PROBLEM TO SOLVE: Starting with the first line of the data below, copy each line up to and including the one containing "3090, 2505, 1620, 1450, 1590, 1460, 1122, 770, 248, 0]". Pictures stay out.

....

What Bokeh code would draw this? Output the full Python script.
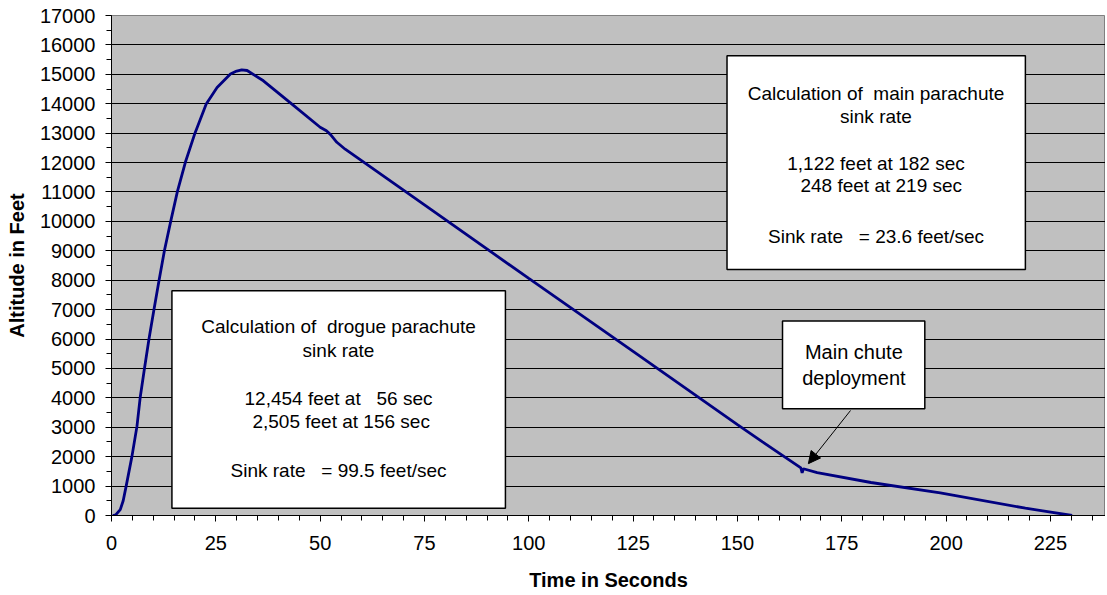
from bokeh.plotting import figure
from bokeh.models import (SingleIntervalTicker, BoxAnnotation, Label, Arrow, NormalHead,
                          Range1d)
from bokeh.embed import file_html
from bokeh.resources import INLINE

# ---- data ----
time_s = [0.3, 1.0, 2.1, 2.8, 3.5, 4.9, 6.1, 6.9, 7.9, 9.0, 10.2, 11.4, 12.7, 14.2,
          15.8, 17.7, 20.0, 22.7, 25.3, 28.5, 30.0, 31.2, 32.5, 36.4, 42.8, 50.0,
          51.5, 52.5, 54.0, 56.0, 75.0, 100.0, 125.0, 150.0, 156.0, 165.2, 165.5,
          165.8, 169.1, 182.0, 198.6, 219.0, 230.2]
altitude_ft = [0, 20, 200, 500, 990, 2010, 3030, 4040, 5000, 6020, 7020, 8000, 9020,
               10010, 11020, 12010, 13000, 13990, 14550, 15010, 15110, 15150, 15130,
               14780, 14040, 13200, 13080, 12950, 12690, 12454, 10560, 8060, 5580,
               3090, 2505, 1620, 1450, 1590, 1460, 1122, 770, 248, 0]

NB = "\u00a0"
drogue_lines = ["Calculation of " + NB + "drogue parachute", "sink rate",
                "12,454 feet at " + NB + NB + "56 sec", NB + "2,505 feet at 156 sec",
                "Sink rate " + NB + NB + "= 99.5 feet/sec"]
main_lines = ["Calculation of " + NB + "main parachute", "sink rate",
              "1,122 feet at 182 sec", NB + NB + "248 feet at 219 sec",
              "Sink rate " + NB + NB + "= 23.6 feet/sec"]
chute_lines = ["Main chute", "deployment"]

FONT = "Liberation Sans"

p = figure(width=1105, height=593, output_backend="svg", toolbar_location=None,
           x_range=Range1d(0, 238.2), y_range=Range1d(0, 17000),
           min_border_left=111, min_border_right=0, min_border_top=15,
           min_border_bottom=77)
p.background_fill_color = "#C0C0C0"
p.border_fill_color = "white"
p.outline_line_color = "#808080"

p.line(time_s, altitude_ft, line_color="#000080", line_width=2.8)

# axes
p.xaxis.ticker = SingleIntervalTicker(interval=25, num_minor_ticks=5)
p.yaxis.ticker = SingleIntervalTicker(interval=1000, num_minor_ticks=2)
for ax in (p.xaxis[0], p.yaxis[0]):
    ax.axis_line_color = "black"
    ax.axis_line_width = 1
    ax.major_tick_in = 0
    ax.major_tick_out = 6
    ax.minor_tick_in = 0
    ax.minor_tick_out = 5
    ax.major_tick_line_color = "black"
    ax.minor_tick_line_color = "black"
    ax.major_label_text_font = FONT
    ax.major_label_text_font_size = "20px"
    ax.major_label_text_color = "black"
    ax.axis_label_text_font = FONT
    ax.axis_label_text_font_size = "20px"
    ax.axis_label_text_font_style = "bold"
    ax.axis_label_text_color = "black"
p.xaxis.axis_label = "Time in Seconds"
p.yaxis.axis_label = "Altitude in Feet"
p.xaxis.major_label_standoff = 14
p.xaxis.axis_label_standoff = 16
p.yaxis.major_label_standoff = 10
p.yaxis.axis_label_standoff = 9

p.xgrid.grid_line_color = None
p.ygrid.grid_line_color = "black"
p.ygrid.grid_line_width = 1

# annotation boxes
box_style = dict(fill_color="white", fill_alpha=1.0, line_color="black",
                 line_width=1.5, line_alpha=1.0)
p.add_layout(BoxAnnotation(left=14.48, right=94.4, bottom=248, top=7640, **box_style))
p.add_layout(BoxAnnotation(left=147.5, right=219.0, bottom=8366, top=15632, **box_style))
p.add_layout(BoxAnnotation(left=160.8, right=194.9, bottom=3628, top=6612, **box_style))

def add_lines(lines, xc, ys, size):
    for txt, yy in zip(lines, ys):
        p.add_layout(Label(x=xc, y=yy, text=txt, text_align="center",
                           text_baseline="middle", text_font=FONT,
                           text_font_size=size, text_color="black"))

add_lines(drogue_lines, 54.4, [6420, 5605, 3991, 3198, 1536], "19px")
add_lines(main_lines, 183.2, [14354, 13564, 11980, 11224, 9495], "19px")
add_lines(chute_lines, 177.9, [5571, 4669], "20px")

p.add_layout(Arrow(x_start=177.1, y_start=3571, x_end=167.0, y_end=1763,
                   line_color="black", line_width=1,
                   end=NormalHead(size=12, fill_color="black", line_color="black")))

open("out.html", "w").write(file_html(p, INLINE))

....

EXERCISE SOLUTION:
What Bokeh code would draw this? Output the full Python script.
from bokeh.plotting import figure
from bokeh.models import (SingleIntervalTicker, BoxAnnotation, Label, Arrow, NormalHead,
                          Range1d)
from bokeh.embed import file_html
from bokeh.resources import INLINE

# ---- data ----
time_s = [0.3, 1.0, 2.1, 2.8, 3.5, 4.9, 6.1, 6.9, 7.9, 9.0, 10.2, 11.4, 12.7, 14.2,
          15.8, 17.7, 20.0, 22.7, 25.3, 28.5, 30.0, 31.2, 32.5, 36.4, 42.8, 50.0,
          51.5, 52.5, 54.0, 56.0, 75.0, 100.0, 125.0, 150.0, 156.0, 165.2, 165.5,
          165.8, 169.1, 182.0, 198.6, 219.0, 230.2]
altitude_ft = [0, 20, 200, 500, 990, 2010, 3030, 4040, 5000, 6020, 7020, 8000, 9020,
               10010, 11020, 12010, 13000, 13990, 14550, 15010, 15110, 15150, 15130,
               14780, 14040, 13200, 13080, 12950, 12690, 12454, 10560, 8060, 5580,
               3090, 2505, 1620, 1450, 1590, 1460, 1122, 770, 248, 0]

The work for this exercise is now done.